Source material
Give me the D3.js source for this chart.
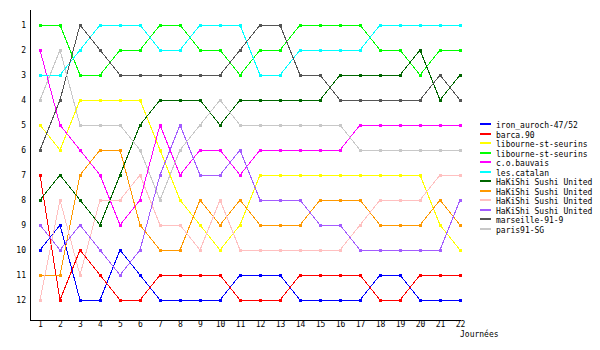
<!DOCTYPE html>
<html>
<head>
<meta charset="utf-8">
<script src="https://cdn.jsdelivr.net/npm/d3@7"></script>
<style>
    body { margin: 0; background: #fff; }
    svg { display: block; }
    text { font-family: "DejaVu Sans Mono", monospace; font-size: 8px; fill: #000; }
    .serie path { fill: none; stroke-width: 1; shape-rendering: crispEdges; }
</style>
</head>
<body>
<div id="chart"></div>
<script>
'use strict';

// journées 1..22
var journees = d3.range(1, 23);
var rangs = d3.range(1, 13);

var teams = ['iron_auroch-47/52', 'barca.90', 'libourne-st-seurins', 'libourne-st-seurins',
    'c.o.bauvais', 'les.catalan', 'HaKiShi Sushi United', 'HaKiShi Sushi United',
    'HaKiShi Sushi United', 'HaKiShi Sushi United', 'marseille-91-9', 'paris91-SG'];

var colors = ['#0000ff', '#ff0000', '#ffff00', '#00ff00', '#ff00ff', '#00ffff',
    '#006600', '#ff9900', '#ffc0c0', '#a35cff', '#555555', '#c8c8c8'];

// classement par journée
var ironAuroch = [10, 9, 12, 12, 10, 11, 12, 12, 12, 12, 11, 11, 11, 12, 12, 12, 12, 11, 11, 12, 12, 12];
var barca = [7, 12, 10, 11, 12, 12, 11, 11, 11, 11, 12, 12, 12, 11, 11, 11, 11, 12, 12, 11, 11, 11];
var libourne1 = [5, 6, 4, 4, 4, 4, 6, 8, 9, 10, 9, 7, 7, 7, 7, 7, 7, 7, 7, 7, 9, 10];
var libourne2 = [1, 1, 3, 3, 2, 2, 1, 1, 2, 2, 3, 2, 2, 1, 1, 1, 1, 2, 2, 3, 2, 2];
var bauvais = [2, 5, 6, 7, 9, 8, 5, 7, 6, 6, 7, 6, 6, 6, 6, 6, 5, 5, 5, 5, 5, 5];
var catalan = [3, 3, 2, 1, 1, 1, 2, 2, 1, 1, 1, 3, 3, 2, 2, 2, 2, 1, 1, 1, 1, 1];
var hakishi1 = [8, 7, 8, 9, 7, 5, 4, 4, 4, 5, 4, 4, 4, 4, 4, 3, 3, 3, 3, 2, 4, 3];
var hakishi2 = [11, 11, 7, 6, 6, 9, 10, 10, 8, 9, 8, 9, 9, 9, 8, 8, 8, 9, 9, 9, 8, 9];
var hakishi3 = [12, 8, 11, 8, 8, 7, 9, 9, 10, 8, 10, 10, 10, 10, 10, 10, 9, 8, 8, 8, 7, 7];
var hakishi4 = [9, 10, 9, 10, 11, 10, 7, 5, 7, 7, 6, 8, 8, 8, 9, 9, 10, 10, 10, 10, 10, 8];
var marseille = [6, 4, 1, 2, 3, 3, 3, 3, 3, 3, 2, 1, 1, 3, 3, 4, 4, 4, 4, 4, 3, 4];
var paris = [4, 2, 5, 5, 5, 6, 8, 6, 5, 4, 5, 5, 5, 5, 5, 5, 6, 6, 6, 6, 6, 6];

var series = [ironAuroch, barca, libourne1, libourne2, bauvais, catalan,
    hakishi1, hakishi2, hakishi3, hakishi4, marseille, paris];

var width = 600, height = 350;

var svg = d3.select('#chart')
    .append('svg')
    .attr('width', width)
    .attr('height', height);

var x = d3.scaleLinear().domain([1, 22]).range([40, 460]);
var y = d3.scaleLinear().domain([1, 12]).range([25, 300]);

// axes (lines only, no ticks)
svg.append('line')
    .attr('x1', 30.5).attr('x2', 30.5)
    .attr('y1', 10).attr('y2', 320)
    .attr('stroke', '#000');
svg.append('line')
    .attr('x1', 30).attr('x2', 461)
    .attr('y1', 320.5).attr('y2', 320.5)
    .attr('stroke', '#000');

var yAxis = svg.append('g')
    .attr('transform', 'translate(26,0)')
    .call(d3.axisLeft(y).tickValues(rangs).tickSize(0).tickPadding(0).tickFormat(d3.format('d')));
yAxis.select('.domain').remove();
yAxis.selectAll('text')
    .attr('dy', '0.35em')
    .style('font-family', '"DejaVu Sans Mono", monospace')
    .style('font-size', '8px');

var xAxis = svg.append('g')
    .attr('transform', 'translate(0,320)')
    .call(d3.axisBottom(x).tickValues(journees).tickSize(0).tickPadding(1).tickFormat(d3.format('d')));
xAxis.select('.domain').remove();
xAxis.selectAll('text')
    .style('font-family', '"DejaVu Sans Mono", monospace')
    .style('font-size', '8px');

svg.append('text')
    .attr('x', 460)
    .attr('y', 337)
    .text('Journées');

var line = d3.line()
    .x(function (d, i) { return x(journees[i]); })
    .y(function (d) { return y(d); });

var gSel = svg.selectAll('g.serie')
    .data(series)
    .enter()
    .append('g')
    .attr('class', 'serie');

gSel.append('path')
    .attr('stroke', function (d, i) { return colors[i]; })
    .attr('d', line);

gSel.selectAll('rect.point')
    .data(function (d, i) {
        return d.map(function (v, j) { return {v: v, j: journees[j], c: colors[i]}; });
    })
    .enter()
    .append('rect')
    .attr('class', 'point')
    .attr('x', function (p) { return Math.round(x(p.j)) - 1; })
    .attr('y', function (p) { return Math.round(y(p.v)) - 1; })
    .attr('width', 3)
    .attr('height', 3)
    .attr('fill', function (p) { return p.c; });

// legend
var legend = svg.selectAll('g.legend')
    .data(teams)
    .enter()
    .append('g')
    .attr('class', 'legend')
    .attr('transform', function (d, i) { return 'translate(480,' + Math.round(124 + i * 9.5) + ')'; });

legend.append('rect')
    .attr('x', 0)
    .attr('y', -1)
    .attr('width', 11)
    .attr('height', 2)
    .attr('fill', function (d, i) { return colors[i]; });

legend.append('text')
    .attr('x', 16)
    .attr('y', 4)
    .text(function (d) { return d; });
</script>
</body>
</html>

Required task
All the material shown above is to be copied exactly, with no pictures carried over.

Output of the exercise
Give me the D3.js source for this chart.
<!DOCTYPE html>
<html>
<head>
<meta charset="utf-8">
<script src="https://cdn.jsdelivr.net/npm/d3@7"></script>
<style>
    body { margin: 0; background: #fff; }
    svg { display: block; }
    text { font-family: "DejaVu Sans Mono", monospace; font-size: 8px; fill: #000; }
    .serie path { fill: none; stroke-width: 1; shape-rendering: crispEdges; }
</style>
</head>
<body>
<div id="chart"></div>
<script>
'use strict';

// journées 1..22
var journees = d3.range(1, 23);
var rangs = d3.range(1, 13);

var teams = ['iron_auroch-47/52', 'barca.90', 'libourne-st-seurins', 'libourne-st-seurins',
    'c.o.bauvais', 'les.catalan', 'HaKiShi Sushi United', 'HaKiShi Sushi United',
    'HaKiShi Sushi United', 'HaKiShi Sushi United', 'marseille-91-9', 'paris91-SG'];

var colors = ['#0000ff', '#ff0000', '#ffff00', '#00ff00', '#ff00ff', '#00ffff',
    '#006600', '#ff9900', '#ffc0c0', '#a35cff', '#555555', '#c8c8c8'];

// classement par journée
var ironAuroch = [10, 9, 12, 12, 10, 11, 12, 12, 12, 12, 11, 11, 11, 12, 12, 12, 12, 11, 11, 12, 12, 12];
var barca = [7, 12, 10, 11, 12, 12, 11, 11, 11, 11, 12, 12, 12, 11, 11, 11, 11, 12, 12, 11, 11, 11];
var libourne1 = [5, 6, 4, 4, 4, 4, 6, 8, 9, 10, 9, 7, 7, 7, 7, 7, 7, 7, 7, 7, 9, 10];
var libourne2 = [1, 1, 3, 3, 2, 2, 1, 1, 2, 2, 3, 2, 2, 1, 1, 1, 1, 2, 2, 3, 2, 2];
var bauvais = [2, 5, 6, 7, 9, 8, 5, 7, 6, 6, 7, 6, 6, 6, 6, 6, 5, 5, 5, 5, 5, 5];
var catalan = [3, 3, 2, 1, 1, 1, 2, 2, 1, 1, 1, 3, 3, 2, 2, 2, 2, 1, 1, 1, 1, 1];
var hakishi1 = [8, 7, 8, 9, 7, 5, 4, 4, 4, 5, 4, 4, 4, 4, 4, 3, 3, 3, 3, 2, 4, 3];
var hakishi2 = [11, 11, 7, 6, 6, 9, 10, 10, 8, 9, 8, 9, 9, 9, 8, 8, 8, 9, 9, 9, 8, 9];
var hakishi3 = [12, 8, 11, 8, 8, 7, 9, 9, 10, 8, 10, 10, 10, 10, 10, 10, 9, 8, 8, 8, 7, 7];
var hakishi4 = [9, 10, 9, 10, 11, 10, 7, 5, 7, 7, 6, 8, 8, 8, 9, 9, 10, 10, 10, 10, 10, 8];
var marseille = [6, 4, 1, 2, 3, 3, 3, 3, 3, 3, 2, 1, 1, 3, 3, 4, 4, 4, 4, 4, 3, 4];
var paris = [4, 2, 5, 5, 5, 6, 8, 6, 5, 4, 5, 5, 5, 5, 5, 5, 6, 6, 6, 6, 6, 6];

var series = [ironAuroch, barca, libourne1, libourne2, bauvais, catalan,
    hakishi1, hakishi2, hakishi3, hakishi4, marseille, paris];

var width = 600, height = 350;

var svg = d3.select('#chart')
    .append('svg')
    .attr('width', width)
    .attr('height', height);

var x = d3.scaleLinear().domain([1, 22]).range([40, 460]);
var y = d3.scaleLinear().domain([1, 12]).range([25, 300]);

// axes (lines only, no ticks)
svg.append('line')
    .attr('x1', 30.5).attr('x2', 30.5)
    .attr('y1', 10).attr('y2', 320)
    .attr('stroke', '#000');
svg.append('line')
    .attr('x1', 30).attr('x2', 461)
    .attr('y1', 320.5).attr('y2', 320.5)
    .attr('stroke', '#000');

var yAxis = svg.append('g')
    .attr('transform', 'translate(26,0)')
    .call(d3.axisLeft(y).tickValues(rangs).tickSize(0).tickPadding(0).tickFormat(d3.format('d')));
yAxis.select('.domain').remove();
yAxis.selectAll('text')
    .attr('dy', '0.35em')
    .style('font-family', '"DejaVu Sans Mono", monospace')
    .style('font-size', '8px');

var xAxis = svg.append('g')
    .attr('transform', 'translate(0,320)')
    .call(d3.axisBottom(x).tickValues(journees).tickSize(0).tickPadding(1).tickFormat(d3.format('d')));
xAxis.select('.domain').remove();
xAxis.selectAll('text')
    .style('font-family', '"DejaVu Sans Mono", monospace')
    .style('font-size', '8px');

svg.append('text')
    .attr('x', 460)
    .attr('y', 337)
    .text('Journées');

var line = d3.line()
    .x(function (d, i) { return x(journees[i]); })
    .y(function (d) { return y(d); });

var gSel = svg.selectAll('g.serie')
    .data(series)
    .enter()
    .append('g')
    .attr('class', 'serie');

gSel.append('path')
    .attr('stroke', function (d, i) { return colors[i]; })
    .attr('d', line);

gSel.selectAll('rect.point')
    .data(function (d, i) {
        return d.map(function (v, j) { return {v: v, j: journees[j], c: colors[i]}; });
    })
    .enter()
    .append('rect')
    .attr('class', 'point')
    .attr('x', function (p) { return Math.round(x(p.j)) - 1; })
    .attr('y', function (p) { return Math.round(y(p.v)) - 1; })
    .attr('width', 3)
    .attr('height', 3)
    .attr('fill', function (p) { return p.c; });

// legend
var legend = svg.selectAll('g.legend')
    .data(teams)
    .enter()
    .append('g')
    .attr('class', 'legend')
    .attr('transform', function (d, i) { return 'translate(480,' + Math.round(124 + i * 9.5) + ')'; });

legend.append('rect')
    .attr('x', 0)
    .attr('y', -1)
    .attr('width', 11)
    .attr('height', 2)
    .attr('fill', function (d, i) { return colors[i]; });

legend.append('text')
    .attr('x', 16)
    .attr('y', 4)
    .text(function (d) { return d; });
</script>
</body>
</html>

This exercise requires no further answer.